Correctness: I have minor questions, but apart from that, I have not come across gross mistakes regarding convex optimization.

Clarity: The authors could have provided more intuition in the main text, so as to at least draw people with different backgrounds to the problem and techniques in the paper. However, in its current form, for non-experts, I think the paper would serve mostly as a pointer to references.

Relation to Prior Work: Yes, the authors have described in detail various recent work on the subject to clarify the contribution.

Reproducibility: Yes

Additional Feedback: - line 21 : it is noted that (1) produces samples (asymptotically) from the target distribution. Are we assuming that \gamma decays to zero? If not, I think the Langevin algorithm does not produce samples from exp(-V) -- In fact, refs [16],[19] provide bounds for this error. - For eqn [3], is the reference [18] the correct one? - In the one-dimensional example, shouldn't we compare against MYULA with a small gamma? When I take gamma = 1e-3, or 1e-4 in the code you provided, the distribution from MYULA is closer to the target -- how do you interpret this? - line 170 : Should it be T : X \to Z?, since we are applying \mu to T^{-1}(A)? - line 198 : Do we also have some restrictions on \mu' for (12) to hold? In general, how similar is geodesic convexity to regular convexity -- should we think of them as practically the same, or are there important differences that prevent application of results from convex analysis in Hilbert spaces? - I'm confused by statement of Thm 2 : I understand w is a random variable (with range R), since it's in the subdifferential. Then, isn't the lhs of (16) a scalar, and the rhs in R^d? - line 237 : how can we have V=0 and \nabla V \neq 0? Please expand/clarify the discussion leading to eqn (17). - line 244 : What is the meaning of G^* in this context? Does the conjugate have any probabilistic interpretation in this context? ***** post rebuttal update I read the other reviews and the author rebuttal. I thank the authors for their responses. I still think the paper would of interest to experts in this area, but could be made more accessible to a wider interested audience. My general score has not changed.


Review 5

Summary and Contributions: This paper provides a primal-dual view of the PSGLA algorithm under a general setting where the support of \mu^* might not lie in X. The authors establish the strong duality of the corresponding Lagrangian. Based on the primal-dual optimality, the authors view PSGLA as a stochastic Forward-Backward algorithm and establish a refined convergence guarantee of PSGLA under the general setting.

Strengths: 1. The authors propose a primal-dual formulation of proximal Langevin algorithm and justify the strong duality, which is novel to me. 2. Based on the primal-dual formulation, the authors reformulate PSGLA into a stochastic Forward-Backward algorithm and provide analysis to PSGLA accordingly. 3. The authors refine the previous convergence results of PSGLA under a weaker condition.
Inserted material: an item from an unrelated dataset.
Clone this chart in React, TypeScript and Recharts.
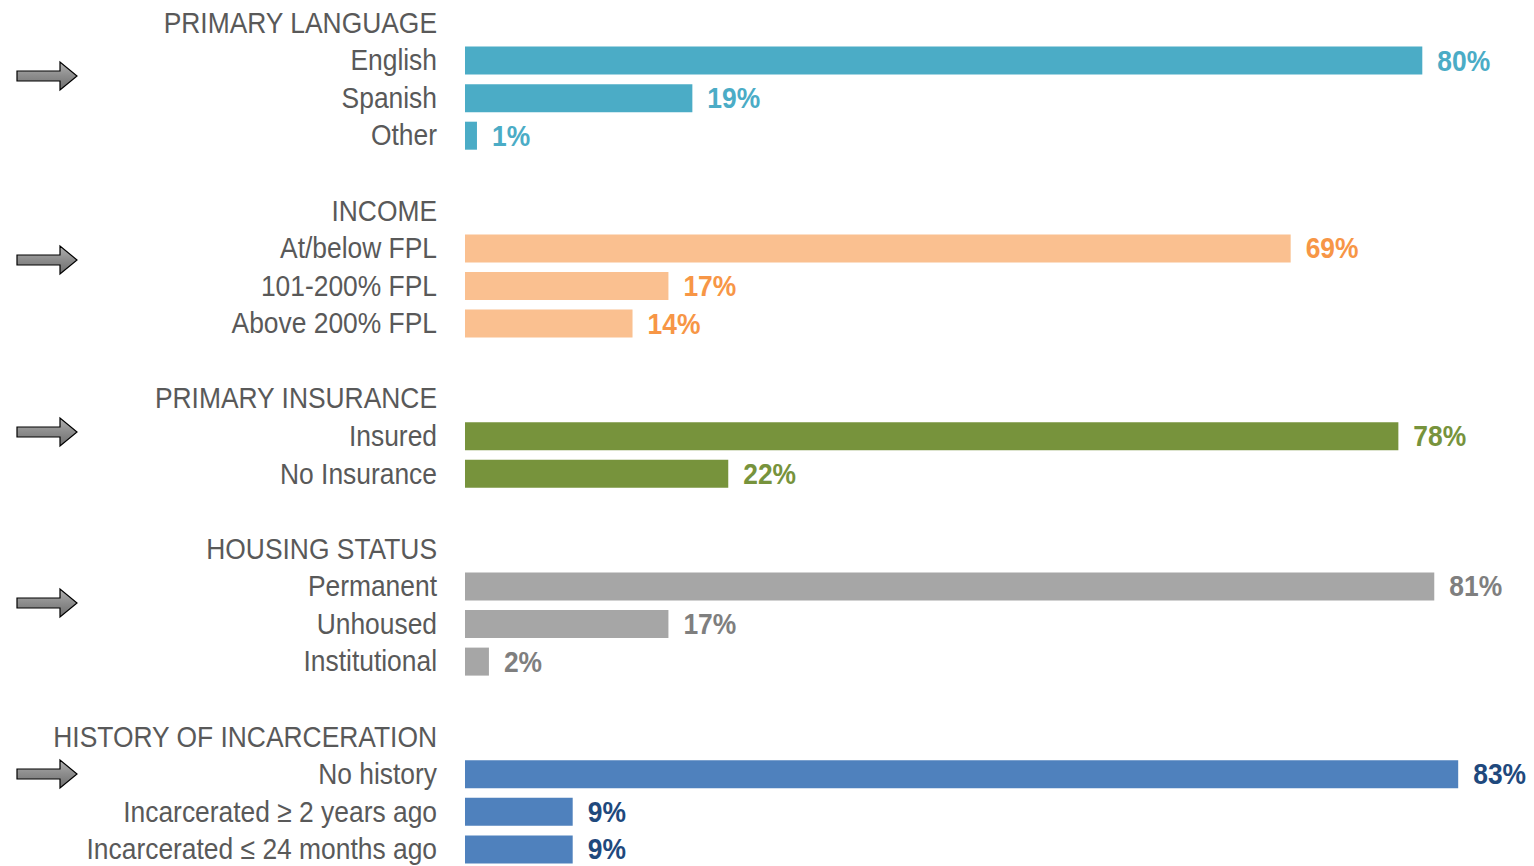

Weaknesses: 1. The discussion of Forward-Backward representation is relatively sloppy. The definition of Lagrangian also lacks intuition. 2. The fact that the support \mu^* might not align (which extends the previous results and is a major contribution) is scarcely touched. It would be helpful for the author to discuss how the primal-dual formulation tackles the challenge incurred by the infinite value of G.
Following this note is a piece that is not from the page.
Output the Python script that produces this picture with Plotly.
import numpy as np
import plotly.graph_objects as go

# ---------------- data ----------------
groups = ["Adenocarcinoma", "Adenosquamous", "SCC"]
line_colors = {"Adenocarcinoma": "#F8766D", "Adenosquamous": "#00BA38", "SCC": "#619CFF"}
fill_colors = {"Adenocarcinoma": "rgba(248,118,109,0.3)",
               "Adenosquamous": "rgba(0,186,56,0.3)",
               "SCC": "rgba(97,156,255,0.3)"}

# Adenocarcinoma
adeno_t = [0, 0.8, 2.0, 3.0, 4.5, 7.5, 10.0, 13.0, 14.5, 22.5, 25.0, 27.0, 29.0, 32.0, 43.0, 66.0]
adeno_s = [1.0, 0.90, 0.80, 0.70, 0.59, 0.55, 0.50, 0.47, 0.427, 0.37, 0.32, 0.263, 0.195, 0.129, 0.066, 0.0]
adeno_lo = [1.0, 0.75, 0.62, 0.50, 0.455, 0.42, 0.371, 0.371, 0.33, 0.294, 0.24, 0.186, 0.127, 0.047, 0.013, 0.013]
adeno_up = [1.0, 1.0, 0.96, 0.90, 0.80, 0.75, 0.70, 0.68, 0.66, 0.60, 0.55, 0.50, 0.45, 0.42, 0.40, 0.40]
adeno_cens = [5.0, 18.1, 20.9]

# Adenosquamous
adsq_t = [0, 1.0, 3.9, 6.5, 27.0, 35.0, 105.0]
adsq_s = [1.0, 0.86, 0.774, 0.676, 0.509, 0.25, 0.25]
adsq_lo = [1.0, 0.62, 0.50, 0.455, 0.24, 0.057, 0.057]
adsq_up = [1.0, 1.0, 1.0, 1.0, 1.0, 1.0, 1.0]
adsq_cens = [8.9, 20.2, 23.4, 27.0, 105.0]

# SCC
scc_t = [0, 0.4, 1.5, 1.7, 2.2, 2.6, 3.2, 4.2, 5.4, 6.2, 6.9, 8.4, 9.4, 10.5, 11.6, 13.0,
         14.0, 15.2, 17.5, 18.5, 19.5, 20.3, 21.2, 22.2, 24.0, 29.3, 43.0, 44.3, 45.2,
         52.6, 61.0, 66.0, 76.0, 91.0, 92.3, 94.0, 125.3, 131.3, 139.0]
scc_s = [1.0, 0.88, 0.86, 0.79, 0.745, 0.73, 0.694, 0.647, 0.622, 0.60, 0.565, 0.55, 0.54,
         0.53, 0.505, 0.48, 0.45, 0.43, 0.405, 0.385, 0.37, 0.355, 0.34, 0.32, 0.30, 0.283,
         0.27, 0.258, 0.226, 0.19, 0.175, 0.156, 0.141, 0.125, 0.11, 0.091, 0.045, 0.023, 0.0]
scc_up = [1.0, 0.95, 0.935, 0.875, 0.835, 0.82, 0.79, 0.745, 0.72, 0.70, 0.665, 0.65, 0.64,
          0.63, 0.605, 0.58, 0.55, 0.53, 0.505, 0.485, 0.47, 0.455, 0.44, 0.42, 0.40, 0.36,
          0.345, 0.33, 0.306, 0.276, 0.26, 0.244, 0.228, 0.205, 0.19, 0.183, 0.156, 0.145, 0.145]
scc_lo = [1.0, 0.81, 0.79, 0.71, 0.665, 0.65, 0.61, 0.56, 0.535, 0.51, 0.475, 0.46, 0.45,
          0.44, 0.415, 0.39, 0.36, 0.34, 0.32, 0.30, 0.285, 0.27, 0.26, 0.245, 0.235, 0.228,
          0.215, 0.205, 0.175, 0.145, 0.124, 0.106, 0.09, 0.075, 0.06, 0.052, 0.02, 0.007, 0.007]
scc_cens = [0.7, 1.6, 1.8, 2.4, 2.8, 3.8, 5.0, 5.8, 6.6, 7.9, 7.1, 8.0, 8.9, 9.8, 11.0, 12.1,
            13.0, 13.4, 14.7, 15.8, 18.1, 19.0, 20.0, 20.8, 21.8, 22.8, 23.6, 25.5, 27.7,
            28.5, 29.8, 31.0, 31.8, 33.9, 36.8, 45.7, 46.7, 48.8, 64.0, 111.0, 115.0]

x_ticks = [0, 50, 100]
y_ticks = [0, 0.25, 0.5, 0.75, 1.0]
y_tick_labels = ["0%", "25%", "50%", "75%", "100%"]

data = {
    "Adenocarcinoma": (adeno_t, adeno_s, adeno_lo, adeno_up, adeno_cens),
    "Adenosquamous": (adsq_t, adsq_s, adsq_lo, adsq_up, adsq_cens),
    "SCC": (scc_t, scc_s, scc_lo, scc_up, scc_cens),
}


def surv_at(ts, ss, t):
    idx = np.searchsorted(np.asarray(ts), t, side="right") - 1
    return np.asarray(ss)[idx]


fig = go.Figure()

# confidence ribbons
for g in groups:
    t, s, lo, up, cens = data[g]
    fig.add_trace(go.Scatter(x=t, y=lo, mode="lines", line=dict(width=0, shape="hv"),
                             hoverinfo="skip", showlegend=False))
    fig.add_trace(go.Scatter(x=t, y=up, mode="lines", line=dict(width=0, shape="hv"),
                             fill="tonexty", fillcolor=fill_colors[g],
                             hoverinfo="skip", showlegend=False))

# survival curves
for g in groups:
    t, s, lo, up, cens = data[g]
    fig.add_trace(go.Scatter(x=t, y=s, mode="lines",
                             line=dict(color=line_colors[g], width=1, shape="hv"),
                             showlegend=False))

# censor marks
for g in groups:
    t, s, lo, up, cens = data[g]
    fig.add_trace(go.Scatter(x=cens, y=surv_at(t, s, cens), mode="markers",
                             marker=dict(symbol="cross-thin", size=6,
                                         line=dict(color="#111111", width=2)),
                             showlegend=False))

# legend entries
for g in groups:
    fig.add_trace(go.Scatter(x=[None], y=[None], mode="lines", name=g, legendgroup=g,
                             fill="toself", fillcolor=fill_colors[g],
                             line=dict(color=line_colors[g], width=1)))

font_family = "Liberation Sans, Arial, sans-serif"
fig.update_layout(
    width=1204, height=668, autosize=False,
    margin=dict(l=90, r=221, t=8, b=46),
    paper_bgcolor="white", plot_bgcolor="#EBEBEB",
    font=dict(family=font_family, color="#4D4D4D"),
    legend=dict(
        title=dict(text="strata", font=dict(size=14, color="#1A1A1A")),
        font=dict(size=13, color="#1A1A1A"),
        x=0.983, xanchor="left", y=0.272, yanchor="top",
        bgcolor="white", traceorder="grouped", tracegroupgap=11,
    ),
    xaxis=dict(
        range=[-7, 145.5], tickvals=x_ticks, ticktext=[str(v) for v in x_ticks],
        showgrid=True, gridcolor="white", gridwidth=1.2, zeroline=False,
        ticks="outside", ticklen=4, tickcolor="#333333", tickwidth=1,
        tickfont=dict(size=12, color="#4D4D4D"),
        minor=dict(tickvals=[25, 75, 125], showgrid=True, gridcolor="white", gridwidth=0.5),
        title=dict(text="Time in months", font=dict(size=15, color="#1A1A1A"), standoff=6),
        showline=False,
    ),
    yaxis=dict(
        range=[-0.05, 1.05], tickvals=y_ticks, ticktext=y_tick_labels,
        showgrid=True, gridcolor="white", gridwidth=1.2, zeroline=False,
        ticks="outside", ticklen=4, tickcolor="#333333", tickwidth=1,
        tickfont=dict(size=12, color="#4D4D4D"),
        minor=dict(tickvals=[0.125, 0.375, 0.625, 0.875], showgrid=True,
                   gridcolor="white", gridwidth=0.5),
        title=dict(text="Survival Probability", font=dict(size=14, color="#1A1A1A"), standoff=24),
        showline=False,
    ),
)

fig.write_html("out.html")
Correctness: The claims are proved and are intuitively correct to me.

Clarity: The paper is in general well written, though clarity in the discussion of results could be improved.

Relation to Prior Work: A comprehensive discussion and comparison of this work with previous works are included.

Reproducibility: Yes

Additional Feedback: Many of my concerns are on the organization of the paper. I would suggest more discussion in the Forward-Backward method (for instance, some discussion similar to that in Appendix C.2) and comparison of the convergence result in Corollary 6 with previous works. I would also suggest a more succinct Background section. Some results presented in the background does not contribute to the discussion of main results, and I would suggest them moved to the Appendix section.